# What is expected
Reproduce the listing below exactly, beginning with its first line and ending with the line that holds "import plotly.graph_objects as go"; pictures are not part of the copy.

# Dataset extract start

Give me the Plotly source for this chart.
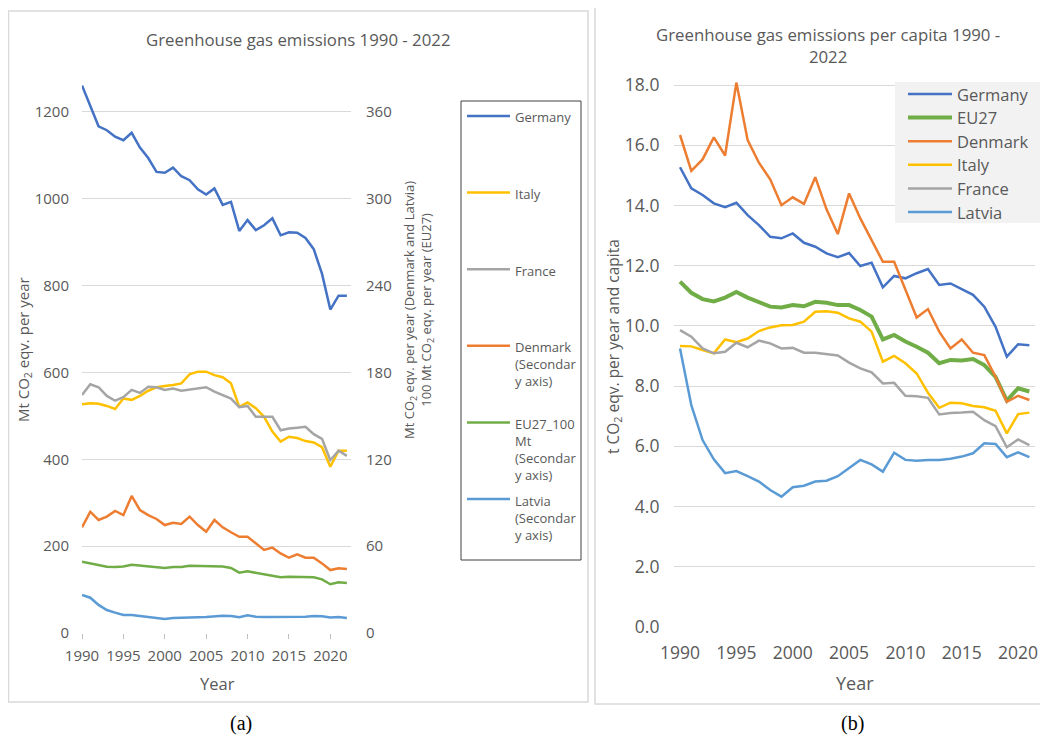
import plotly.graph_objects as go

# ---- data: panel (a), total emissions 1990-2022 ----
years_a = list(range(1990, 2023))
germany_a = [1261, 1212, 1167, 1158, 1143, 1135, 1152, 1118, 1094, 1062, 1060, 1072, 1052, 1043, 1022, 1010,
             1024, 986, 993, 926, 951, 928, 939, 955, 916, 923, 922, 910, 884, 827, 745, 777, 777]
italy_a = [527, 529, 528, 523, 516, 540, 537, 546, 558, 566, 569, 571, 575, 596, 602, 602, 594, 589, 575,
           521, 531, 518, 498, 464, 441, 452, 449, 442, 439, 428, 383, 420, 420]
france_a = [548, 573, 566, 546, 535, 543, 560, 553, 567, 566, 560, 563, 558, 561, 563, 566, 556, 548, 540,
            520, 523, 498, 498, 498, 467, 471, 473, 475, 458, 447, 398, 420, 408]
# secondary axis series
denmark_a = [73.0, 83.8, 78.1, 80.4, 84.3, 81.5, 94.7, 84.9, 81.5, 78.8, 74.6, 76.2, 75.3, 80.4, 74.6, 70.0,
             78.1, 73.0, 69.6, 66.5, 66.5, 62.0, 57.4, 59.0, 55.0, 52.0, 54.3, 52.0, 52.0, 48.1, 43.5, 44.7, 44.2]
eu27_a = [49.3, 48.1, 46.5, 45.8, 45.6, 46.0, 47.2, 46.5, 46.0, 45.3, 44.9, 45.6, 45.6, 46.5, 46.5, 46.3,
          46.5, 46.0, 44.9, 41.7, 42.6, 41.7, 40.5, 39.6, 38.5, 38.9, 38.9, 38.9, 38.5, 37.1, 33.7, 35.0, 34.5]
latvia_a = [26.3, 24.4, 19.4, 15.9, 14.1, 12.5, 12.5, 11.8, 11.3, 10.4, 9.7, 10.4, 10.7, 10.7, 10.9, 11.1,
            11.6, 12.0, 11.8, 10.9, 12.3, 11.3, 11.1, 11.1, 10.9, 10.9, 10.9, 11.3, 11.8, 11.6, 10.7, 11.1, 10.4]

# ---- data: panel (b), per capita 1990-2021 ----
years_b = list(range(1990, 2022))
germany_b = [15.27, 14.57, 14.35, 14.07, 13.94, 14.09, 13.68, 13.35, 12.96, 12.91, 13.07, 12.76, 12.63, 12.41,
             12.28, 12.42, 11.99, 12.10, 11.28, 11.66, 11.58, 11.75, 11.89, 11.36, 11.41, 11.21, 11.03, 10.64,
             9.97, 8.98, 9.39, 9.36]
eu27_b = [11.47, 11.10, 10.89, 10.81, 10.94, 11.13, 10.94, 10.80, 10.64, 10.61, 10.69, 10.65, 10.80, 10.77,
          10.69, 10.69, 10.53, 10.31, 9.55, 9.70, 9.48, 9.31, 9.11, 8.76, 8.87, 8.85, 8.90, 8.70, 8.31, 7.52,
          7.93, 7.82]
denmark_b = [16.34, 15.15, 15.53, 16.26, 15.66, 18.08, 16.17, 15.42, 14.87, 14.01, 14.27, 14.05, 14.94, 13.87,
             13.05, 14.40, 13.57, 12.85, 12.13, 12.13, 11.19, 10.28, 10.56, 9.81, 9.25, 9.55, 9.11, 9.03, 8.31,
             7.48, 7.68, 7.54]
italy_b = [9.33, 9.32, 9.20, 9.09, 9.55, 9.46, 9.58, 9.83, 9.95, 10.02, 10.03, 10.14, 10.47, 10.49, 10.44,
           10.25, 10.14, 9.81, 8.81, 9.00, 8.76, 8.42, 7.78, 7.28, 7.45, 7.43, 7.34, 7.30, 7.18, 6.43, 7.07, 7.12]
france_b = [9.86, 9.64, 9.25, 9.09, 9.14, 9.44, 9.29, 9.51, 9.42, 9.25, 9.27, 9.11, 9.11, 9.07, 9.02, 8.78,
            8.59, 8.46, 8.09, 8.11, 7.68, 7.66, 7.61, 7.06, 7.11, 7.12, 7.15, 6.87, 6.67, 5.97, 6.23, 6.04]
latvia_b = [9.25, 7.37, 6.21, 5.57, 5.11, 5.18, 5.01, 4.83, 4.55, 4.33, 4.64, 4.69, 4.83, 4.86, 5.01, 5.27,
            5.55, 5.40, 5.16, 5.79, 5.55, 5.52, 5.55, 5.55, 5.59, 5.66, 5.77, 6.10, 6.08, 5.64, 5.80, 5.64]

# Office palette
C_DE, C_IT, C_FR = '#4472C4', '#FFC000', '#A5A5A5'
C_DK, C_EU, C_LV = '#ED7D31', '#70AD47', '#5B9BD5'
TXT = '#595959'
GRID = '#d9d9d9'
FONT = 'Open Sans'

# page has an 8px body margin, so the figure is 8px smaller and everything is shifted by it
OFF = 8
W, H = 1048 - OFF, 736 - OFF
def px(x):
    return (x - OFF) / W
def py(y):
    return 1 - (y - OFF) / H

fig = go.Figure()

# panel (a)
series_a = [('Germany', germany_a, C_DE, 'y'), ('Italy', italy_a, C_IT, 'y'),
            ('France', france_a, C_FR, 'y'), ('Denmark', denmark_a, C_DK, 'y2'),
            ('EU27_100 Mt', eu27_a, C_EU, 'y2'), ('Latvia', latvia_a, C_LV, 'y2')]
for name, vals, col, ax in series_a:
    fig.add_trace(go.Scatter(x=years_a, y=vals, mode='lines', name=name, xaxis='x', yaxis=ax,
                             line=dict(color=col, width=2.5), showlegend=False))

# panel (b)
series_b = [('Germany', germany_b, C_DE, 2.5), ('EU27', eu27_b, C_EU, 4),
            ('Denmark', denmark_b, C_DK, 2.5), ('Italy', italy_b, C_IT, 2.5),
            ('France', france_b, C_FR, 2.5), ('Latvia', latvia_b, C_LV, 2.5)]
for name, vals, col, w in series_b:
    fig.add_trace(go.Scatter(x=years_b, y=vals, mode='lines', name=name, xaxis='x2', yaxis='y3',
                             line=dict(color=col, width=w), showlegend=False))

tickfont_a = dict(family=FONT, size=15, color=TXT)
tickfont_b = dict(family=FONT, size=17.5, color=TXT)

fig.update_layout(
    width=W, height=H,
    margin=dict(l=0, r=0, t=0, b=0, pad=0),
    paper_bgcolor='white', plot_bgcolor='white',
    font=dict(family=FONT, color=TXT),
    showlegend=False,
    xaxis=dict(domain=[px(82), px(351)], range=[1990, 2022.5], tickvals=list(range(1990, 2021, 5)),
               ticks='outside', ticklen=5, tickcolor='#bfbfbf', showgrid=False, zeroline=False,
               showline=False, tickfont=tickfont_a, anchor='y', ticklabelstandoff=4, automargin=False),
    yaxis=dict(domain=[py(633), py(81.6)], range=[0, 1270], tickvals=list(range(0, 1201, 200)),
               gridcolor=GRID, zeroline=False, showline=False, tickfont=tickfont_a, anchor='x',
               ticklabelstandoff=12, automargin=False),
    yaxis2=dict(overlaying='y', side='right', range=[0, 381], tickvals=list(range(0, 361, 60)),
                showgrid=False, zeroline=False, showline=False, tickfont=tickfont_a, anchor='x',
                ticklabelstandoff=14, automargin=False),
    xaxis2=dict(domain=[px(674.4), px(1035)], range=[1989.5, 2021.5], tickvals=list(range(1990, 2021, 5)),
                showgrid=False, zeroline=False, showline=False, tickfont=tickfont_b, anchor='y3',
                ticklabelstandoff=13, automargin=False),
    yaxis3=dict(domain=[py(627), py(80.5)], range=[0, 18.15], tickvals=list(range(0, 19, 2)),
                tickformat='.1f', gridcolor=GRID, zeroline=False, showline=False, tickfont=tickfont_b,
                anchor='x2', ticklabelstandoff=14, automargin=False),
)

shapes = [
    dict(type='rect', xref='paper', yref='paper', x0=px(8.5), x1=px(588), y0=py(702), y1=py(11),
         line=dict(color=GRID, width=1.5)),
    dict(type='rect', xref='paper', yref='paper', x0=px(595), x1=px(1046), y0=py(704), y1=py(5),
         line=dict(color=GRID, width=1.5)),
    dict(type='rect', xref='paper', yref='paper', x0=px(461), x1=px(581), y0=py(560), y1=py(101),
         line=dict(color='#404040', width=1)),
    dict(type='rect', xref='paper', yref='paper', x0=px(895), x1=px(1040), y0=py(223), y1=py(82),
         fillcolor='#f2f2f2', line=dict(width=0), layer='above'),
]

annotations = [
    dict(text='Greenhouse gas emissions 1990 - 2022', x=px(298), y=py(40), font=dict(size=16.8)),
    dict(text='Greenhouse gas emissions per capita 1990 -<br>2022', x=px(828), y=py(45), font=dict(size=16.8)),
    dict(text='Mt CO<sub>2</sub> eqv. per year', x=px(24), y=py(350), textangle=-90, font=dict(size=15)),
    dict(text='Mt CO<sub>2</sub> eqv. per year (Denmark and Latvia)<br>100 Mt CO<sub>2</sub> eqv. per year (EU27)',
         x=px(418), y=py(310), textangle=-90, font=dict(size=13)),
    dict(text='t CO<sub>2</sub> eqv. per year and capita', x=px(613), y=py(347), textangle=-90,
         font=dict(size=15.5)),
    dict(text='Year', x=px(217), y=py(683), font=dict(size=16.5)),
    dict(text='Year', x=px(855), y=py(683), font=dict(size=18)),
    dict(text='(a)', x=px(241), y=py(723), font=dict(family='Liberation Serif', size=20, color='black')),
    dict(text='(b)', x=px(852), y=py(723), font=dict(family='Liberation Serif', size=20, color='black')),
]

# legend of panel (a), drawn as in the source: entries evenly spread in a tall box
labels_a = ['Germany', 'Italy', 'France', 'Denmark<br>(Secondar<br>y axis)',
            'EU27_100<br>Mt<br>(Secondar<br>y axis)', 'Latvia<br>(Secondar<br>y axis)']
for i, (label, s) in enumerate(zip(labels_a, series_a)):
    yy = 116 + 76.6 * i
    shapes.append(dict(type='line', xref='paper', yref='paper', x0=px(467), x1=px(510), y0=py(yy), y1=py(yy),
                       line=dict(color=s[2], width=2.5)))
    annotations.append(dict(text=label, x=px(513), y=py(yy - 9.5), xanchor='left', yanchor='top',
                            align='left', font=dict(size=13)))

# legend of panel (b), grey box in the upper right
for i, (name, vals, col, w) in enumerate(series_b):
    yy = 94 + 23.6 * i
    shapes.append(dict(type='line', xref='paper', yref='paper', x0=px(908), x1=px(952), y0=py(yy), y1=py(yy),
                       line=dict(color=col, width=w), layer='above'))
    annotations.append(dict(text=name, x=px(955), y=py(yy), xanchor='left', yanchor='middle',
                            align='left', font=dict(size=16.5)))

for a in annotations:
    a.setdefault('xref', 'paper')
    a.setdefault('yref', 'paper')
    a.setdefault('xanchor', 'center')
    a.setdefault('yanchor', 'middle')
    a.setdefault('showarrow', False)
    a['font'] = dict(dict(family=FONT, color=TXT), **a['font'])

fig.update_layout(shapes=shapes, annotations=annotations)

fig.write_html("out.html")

# Dataset extract end

# Task result
Give me the Plotly source for this chart.
import plotly.graph_objects as go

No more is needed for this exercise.